Return the lines where the word "matplotlib" occurs.

-- Begin --

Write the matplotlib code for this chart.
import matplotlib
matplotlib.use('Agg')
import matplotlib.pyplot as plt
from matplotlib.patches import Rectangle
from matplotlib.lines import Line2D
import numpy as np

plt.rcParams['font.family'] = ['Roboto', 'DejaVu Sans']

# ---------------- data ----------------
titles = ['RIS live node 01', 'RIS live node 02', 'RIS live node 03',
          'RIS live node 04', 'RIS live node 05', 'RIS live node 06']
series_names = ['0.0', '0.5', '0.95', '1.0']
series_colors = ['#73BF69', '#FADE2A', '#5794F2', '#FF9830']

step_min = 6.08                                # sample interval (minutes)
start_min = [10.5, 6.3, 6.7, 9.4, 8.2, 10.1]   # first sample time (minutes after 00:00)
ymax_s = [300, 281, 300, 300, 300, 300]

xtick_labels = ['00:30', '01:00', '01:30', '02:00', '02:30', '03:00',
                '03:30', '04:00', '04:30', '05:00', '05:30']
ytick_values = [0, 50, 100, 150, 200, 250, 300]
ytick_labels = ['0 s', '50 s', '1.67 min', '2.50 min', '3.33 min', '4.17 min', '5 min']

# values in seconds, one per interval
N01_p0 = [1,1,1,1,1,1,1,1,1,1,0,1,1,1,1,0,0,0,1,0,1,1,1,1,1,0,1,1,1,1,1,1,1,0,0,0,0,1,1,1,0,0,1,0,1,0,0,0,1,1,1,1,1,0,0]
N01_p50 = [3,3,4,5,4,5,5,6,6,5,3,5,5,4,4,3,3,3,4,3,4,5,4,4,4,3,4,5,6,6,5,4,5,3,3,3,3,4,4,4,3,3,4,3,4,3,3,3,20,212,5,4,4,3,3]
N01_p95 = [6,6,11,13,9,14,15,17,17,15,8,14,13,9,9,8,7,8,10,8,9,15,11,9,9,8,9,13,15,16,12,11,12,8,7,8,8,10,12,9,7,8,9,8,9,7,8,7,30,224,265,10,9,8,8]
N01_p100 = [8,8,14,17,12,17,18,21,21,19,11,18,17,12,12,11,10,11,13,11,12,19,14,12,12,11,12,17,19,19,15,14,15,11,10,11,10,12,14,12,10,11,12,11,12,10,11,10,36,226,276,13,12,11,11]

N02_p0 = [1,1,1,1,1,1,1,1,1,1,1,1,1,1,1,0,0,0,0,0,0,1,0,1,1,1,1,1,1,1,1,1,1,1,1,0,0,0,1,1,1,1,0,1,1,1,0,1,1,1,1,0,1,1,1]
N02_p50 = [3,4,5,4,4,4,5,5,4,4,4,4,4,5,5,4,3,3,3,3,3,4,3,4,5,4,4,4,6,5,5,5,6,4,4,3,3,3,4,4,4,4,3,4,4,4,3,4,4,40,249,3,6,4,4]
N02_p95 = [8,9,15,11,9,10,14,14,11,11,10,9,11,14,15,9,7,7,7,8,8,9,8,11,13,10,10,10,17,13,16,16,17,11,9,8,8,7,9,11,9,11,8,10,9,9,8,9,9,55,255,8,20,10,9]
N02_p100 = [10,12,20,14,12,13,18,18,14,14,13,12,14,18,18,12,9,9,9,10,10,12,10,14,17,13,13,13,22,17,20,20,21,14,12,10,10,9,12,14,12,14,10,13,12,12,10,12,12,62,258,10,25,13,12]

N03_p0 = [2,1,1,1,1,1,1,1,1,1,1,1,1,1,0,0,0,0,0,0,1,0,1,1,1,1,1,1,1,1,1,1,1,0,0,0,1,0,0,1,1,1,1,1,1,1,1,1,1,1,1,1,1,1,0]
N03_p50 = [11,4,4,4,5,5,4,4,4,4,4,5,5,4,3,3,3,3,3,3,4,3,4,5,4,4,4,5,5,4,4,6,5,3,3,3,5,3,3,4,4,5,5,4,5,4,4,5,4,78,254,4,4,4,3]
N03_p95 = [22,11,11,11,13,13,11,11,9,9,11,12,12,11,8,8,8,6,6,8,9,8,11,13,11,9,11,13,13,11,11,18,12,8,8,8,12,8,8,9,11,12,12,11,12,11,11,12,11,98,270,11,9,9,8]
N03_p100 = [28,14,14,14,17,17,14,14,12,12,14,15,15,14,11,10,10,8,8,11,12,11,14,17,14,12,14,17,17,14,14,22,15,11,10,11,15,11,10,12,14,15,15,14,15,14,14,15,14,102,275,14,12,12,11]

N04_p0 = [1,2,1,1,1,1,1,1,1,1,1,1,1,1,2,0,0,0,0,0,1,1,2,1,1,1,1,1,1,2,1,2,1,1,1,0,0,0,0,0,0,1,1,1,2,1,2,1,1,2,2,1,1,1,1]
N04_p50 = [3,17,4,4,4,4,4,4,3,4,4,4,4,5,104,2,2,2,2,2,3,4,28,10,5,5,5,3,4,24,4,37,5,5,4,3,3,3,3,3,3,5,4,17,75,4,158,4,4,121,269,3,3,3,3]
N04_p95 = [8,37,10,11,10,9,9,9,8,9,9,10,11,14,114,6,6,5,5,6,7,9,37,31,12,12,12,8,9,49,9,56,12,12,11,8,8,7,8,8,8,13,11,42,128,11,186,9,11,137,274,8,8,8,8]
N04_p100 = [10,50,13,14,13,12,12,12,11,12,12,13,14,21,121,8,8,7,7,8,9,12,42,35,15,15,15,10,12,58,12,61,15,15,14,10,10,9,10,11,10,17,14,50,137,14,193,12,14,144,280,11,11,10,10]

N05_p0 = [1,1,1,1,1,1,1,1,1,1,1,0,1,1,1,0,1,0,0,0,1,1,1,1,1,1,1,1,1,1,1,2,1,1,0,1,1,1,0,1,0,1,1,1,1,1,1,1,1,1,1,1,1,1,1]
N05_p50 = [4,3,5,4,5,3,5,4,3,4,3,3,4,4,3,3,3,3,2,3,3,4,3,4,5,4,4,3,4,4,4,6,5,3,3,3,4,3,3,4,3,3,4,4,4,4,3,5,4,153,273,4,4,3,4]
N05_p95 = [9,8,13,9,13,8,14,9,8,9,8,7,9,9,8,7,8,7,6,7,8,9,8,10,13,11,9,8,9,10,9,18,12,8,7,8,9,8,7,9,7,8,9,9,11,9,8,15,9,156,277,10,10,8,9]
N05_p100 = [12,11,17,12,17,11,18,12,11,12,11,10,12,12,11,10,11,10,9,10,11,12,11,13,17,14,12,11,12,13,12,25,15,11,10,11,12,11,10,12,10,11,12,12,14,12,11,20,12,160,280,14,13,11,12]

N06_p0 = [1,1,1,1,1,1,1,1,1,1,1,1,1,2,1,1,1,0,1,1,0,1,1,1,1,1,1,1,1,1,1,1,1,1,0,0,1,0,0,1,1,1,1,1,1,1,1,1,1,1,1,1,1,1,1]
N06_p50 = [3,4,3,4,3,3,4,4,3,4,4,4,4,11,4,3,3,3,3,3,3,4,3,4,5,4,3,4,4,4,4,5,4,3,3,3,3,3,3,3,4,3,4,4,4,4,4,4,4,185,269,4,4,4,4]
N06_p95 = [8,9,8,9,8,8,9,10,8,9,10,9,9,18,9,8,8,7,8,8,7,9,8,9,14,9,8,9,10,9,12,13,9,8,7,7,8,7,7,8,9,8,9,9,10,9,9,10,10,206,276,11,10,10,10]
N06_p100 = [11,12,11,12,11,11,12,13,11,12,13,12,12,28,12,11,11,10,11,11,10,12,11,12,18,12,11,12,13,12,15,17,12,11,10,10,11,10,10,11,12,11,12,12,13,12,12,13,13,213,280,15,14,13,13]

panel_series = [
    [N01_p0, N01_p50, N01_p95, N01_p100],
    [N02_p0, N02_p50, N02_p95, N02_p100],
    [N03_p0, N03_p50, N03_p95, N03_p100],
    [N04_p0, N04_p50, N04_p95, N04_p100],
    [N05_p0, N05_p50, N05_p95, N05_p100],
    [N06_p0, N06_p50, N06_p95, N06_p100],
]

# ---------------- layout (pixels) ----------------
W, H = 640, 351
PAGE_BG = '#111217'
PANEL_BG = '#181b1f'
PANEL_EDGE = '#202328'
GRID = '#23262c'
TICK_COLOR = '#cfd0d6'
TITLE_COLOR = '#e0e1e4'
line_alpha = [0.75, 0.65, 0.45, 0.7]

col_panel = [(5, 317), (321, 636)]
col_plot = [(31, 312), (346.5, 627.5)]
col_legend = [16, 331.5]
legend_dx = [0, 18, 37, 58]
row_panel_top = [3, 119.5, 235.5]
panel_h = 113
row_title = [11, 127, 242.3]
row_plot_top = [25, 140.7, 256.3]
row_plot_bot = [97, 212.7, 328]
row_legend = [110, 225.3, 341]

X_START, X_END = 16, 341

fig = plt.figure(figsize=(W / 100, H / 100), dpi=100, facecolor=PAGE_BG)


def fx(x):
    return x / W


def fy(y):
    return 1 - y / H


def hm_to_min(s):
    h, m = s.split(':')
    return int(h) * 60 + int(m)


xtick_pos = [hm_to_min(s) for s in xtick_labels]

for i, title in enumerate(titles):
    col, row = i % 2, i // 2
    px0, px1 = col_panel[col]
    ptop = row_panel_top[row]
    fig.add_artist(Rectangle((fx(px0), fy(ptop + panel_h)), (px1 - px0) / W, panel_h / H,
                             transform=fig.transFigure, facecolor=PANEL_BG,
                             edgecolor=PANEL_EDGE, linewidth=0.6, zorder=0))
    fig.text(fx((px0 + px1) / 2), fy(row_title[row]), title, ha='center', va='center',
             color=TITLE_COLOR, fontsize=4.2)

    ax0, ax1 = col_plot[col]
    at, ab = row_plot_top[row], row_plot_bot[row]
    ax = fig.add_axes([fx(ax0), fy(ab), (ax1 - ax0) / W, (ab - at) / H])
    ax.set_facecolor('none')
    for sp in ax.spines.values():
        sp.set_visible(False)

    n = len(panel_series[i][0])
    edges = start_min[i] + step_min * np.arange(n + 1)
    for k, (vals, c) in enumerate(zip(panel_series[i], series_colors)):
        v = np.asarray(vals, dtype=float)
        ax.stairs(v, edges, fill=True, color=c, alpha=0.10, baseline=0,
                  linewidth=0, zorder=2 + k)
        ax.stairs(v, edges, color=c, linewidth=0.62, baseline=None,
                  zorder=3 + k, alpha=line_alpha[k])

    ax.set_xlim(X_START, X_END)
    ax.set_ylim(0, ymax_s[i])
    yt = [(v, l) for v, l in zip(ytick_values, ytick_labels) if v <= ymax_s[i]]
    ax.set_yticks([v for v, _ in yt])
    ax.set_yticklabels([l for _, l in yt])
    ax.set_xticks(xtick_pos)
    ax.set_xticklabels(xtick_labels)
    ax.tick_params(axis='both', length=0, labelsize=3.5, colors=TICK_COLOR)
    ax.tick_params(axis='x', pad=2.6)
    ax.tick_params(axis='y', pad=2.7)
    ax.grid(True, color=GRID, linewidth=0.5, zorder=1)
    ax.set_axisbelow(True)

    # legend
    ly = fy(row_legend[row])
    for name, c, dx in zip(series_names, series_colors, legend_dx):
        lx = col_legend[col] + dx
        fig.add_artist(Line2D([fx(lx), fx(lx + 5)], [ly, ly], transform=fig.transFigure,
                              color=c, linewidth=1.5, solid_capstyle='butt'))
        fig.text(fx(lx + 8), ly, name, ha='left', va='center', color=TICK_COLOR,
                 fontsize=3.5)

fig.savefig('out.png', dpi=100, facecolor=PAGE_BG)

-- End --

▸ SOLUTION FOR THIS TASK
Write the matplotlib code for this chart.
import matplotlib
matplotlib.use('Agg')
import matplotlib.pyplot as plt
from matplotlib.patches import Rectangle
from matplotlib.lines import Line2D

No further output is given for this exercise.